Data:
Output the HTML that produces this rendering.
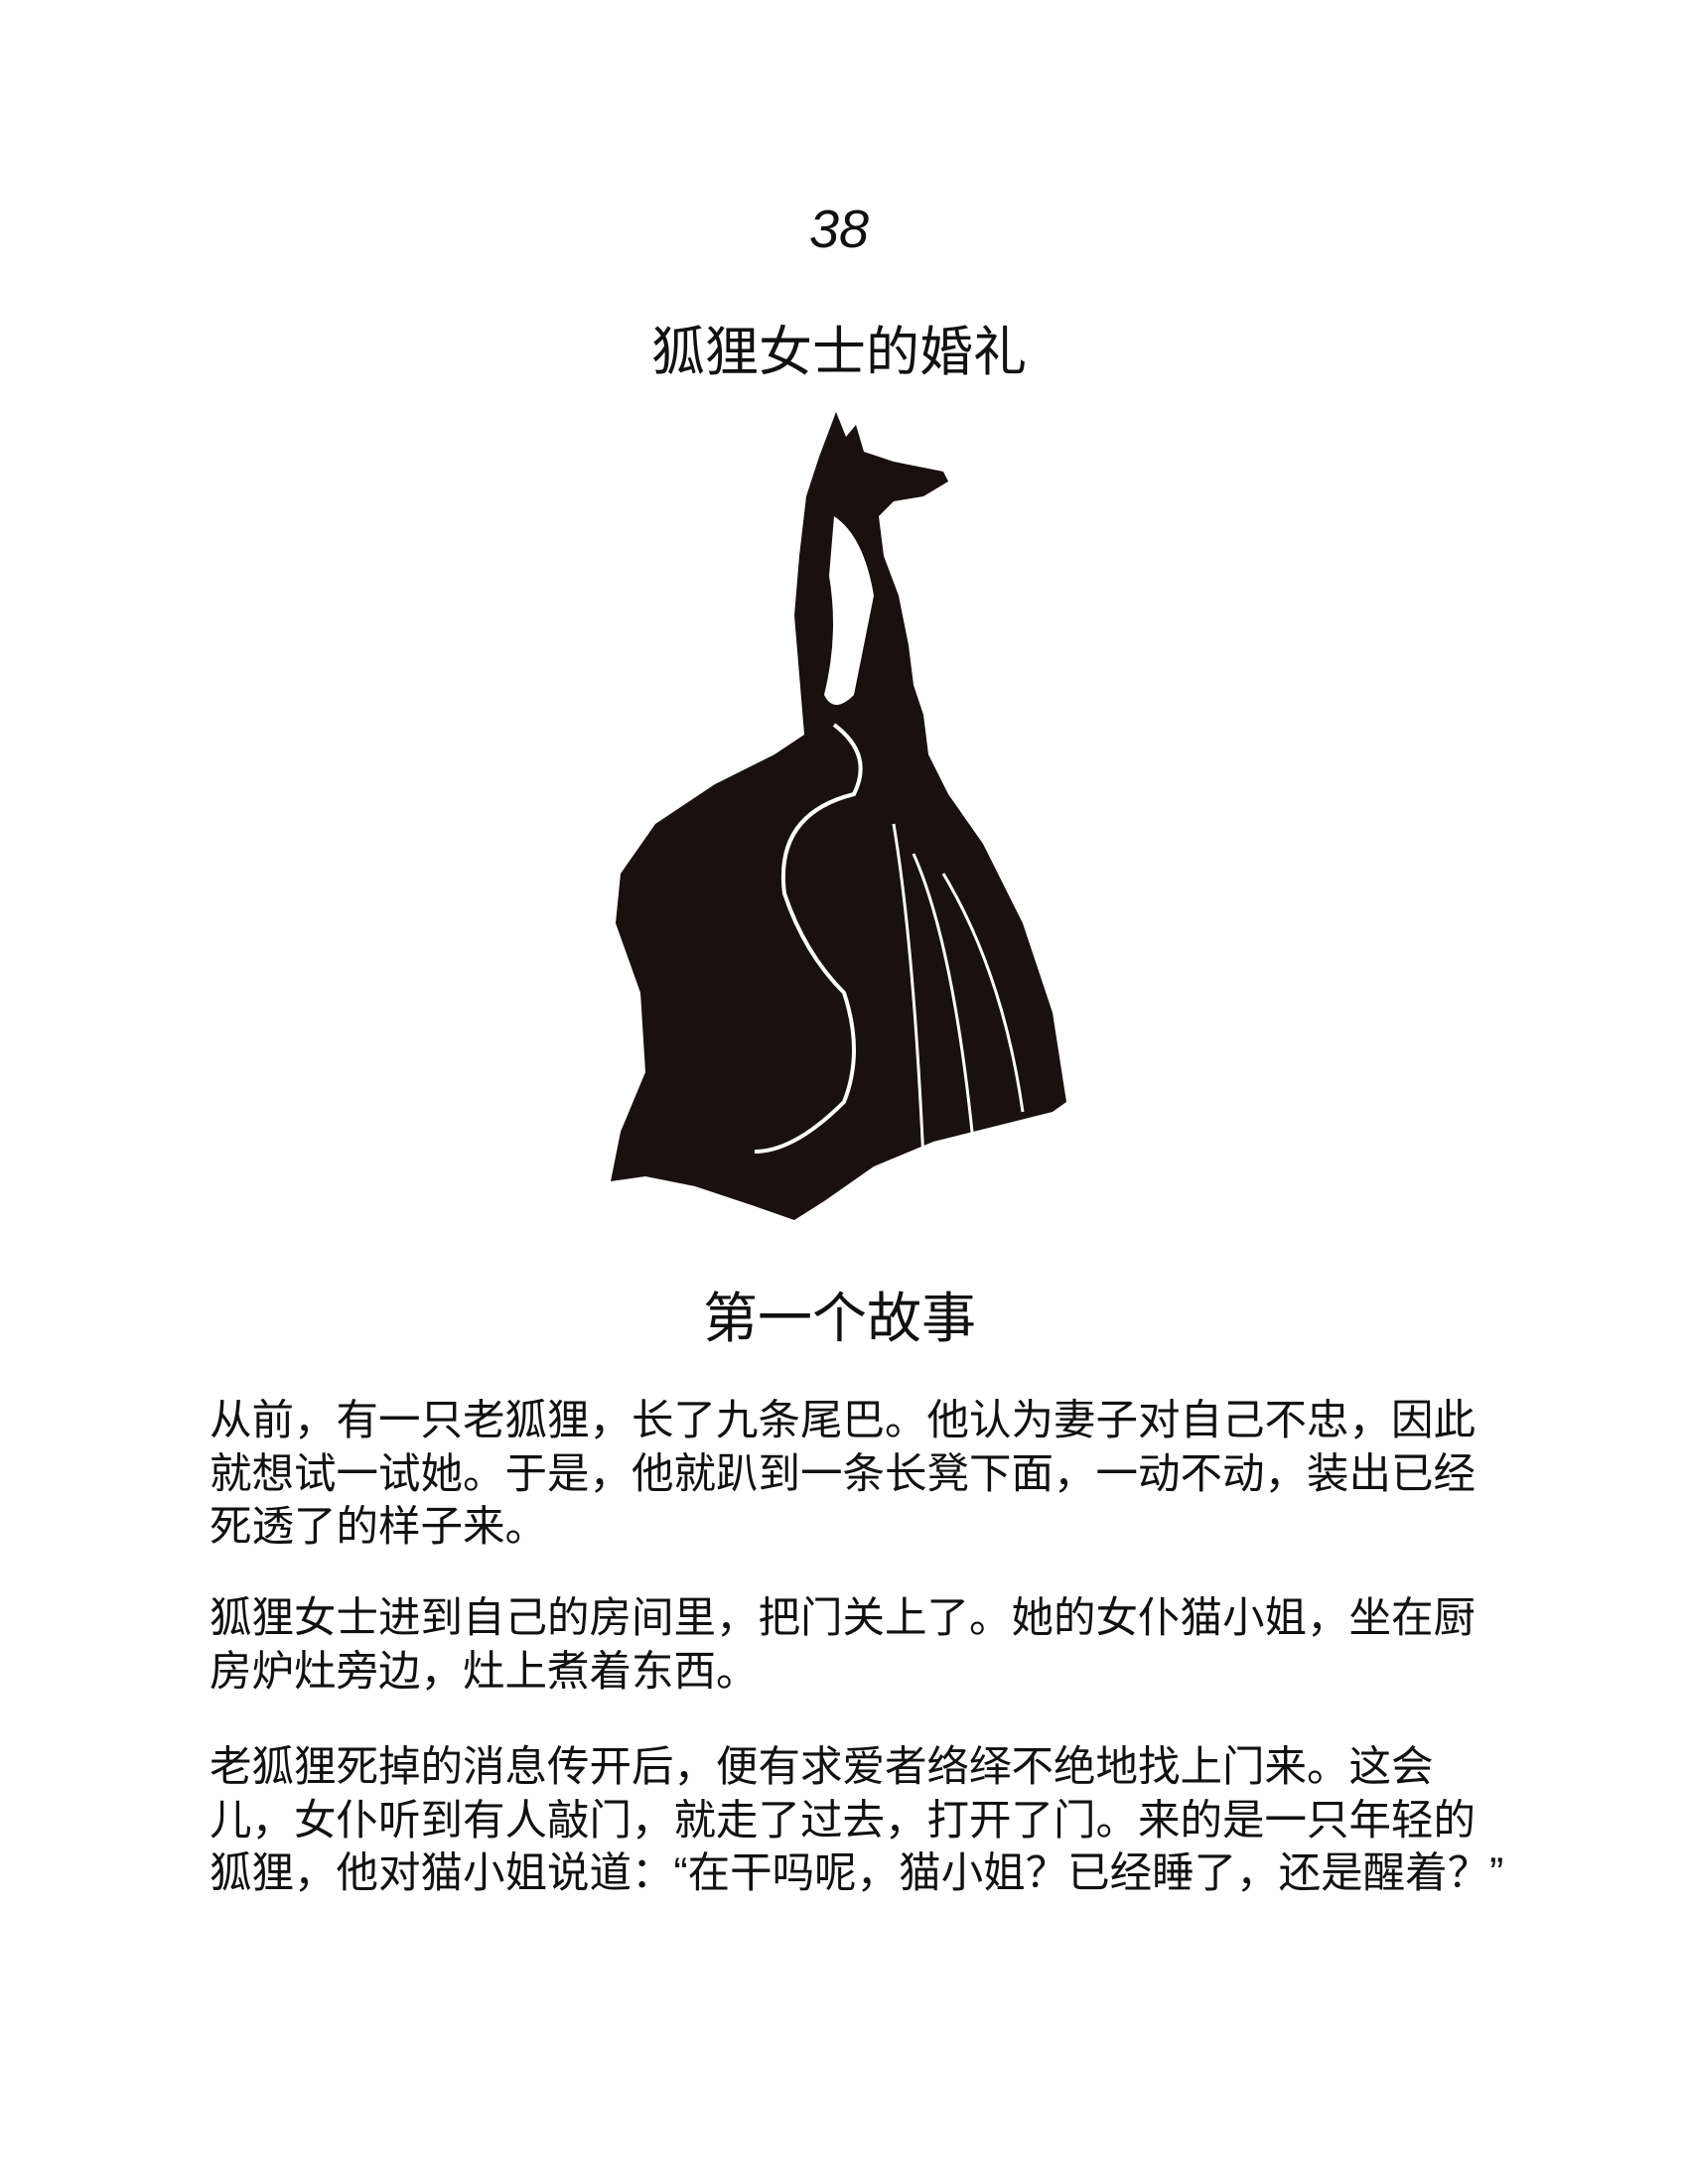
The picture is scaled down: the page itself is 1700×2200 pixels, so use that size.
<!DOCTYPE html>
<html><head><meta charset="utf-8"><style>
body{margin:0;width:1700px;height:2200px;background:#fff;position:relative;font-family:"Liberation Sans","Noto Sans CJK SC",sans-serif;color:#111}
.t{position:absolute;white-space:nowrap}
.p{position:absolute;left:211px;font-size:42.5px;line-height:53.5px;white-space:nowrap}
</style></head><body>
<div class="t" style="left:0;width:1690px;text-align:center;top:200px;font-size:54px;font-style:italic">38</div>
<div class="t" style="left:656px;top:310px;font-size:54px">狐狸女士的婚礼</div>
<svg style="position:absolute;left:0;top:0" width="1700" height="1300">
<path fill="#1a1010" d="M842 415 L852 440 L862 428 L870 455 L900 465 L950 475 L955 485 L930 500 L900 505 L885 520 L890 560 L905 600 L915 650 L920 690 L930 720 L935 760 L955 800 L990 850 L1030 930 L1060 1020 L1074 1110 L1060 1120 L1000 1135 L940 1150 L880 1175 L830 1210 L800 1229 L760 1215 L700 1195 L650 1185 L615 1190 L625 1140 L650 1080 L645 1000 L620 930 L625 880 L660 830 L720 790 L780 760 L810 740 L805 680 L800 620 L805 560 L812 500 L825 460 Z"/>
<path fill="none" stroke="#fff" stroke-width="4" d="M840 730 Q880 760 860 800 Q780 820 790 900 Q810 960 850 1000 Q870 1060 850 1110 Q800 1160 760 1160"/>
<path fill="none" stroke="#fff" stroke-width="3" d="M900 830 Q920 950 930 1170 M920 860 Q960 950 980 1150 M950 880 Q1010 980 1030 1120"/>
<path fill="#fff" d="M840 520 Q870 540 880 600 Q870 650 860 700 Q840 720 830 700 Q845 640 835 580 Z"/>
</svg>
<div class="t" style="left:708px;top:1283px;font-size:55px">第一个故事</div>
<div class="p" style="top:1405px">从前，有一只老狐狸，长了九条尾巴。他认为妻子对自己不忠，因此<br>就想试一试她。于是，他就趴到一条长凳下面，一动不动，装出已经<br>死透了的样子来。</div>
<div class="p" style="top:1604px">狐狸女士进到自己的房间里，把门关上了。她的女仆猫小姐，坐在厨<br>房炉灶旁边，灶上煮着东西。</div>
<div class="p" style="top:1754px">老狐狸死掉的消息传开后，便有求爱者络绎不绝地找上门来。这会<br>儿，女仆听到有人敲门，就走了过去，打开了门。来的是一只年轻的<br>狐狸，他对猫小姐说道：“在干吗呢，猫小姐？已经睡了，还是醒着？”</div>
</body></html>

Work to be completed: Quote the full listing above word for word; exclude every picture from the copy.

Written answer:
Output the HTML that produces this rendering.
The picture is scaled down: the page itself is 1700×2200 pixels, so use that size.
<!DOCTYPE html>
<html><head><meta charset="utf-8"><style>
body{margin:0;width:1700px;height:2200px;background:#fff;position:relative;font-family:"Liberation Sans","Noto Sans CJK SC",sans-serif;color:#111}
.t{position:absolute;white-space:nowrap}
.p{position:absolute;left:211px;font-size:42.5px;line-height:53.5px;white-space:nowrap}
</style></head><body>
<div class="t" style="left:0;width:1690px;text-align:center;top:200px;font-size:54px;font-style:italic">38</div>
<div class="t" style="left:656px;top:310px;font-size:54px">狐狸女士的婚礼</div>
<svg style="position:absolute;left:0;top:0" width="1700" height="1300">
<path fill="#1a1010" d="M842 415 L852 440 L862 428 L870 455 L900 465 L950 475 L955 485 L930 500 L900 505 L885 520 L890 560 L905 600 L915 650 L920 690 L930 720 L935 760 L955 800 L990 850 L1030 930 L1060 1020 L1074 1110 L1060 1120 L1000 1135 L940 1150 L880 1175 L830 1210 L800 1229 L760 1215 L700 1195 L650 1185 L615 1190 L625 1140 L650 1080 L645 1000 L620 930 L625 880 L660 830 L720 790 L780 760 L810 740 L805 680 L800 620 L805 560 L812 500 L825 460 Z"/>
<path fill="none" stroke="#fff" stroke-width="4" d="M840 730 Q880 760 860 800 Q780 820 790 900 Q810 960 850 1000 Q870 1060 850 1110 Q800 1160 760 1160"/>
<path fill="none" stroke="#fff" stroke-width="3" d="M900 830 Q920 950 930 1170 M920 860 Q960 950 980 1150 M950 880 Q1010 980 1030 1120"/>
<path fill="#fff" d="M840 520 Q870 540 880 600 Q870 650 860 700 Q840 720 830 700 Q845 640 835 580 Z"/>
</svg>
<div class="t" style="left:708px;top:1283px;font-size:55px">第一个故事</div>
<div class="p" style="top:1405px">从前，有一只老狐狸，长了九条尾巴。他认为妻子对自己不忠，因此<br>就想试一试她。于是，他就趴到一条长凳下面，一动不动，装出已经<br>死透了的样子来。</div>
<div class="p" style="top:1604px">狐狸女士进到自己的房间里，把门关上了。她的女仆猫小姐，坐在厨<br>房炉灶旁边，灶上煮着东西。</div>
<div class="p" style="top:1754px">老狐狸死掉的消息传开后，便有求爱者络绎不绝地找上门来。这会<br>儿，女仆听到有人敲门，就走了过去，打开了门。来的是一只年轻的<br>狐狸，他对猫小姐说道：“在干吗呢，猫小姐？已经睡了，还是醒着？”</div>
</body></html>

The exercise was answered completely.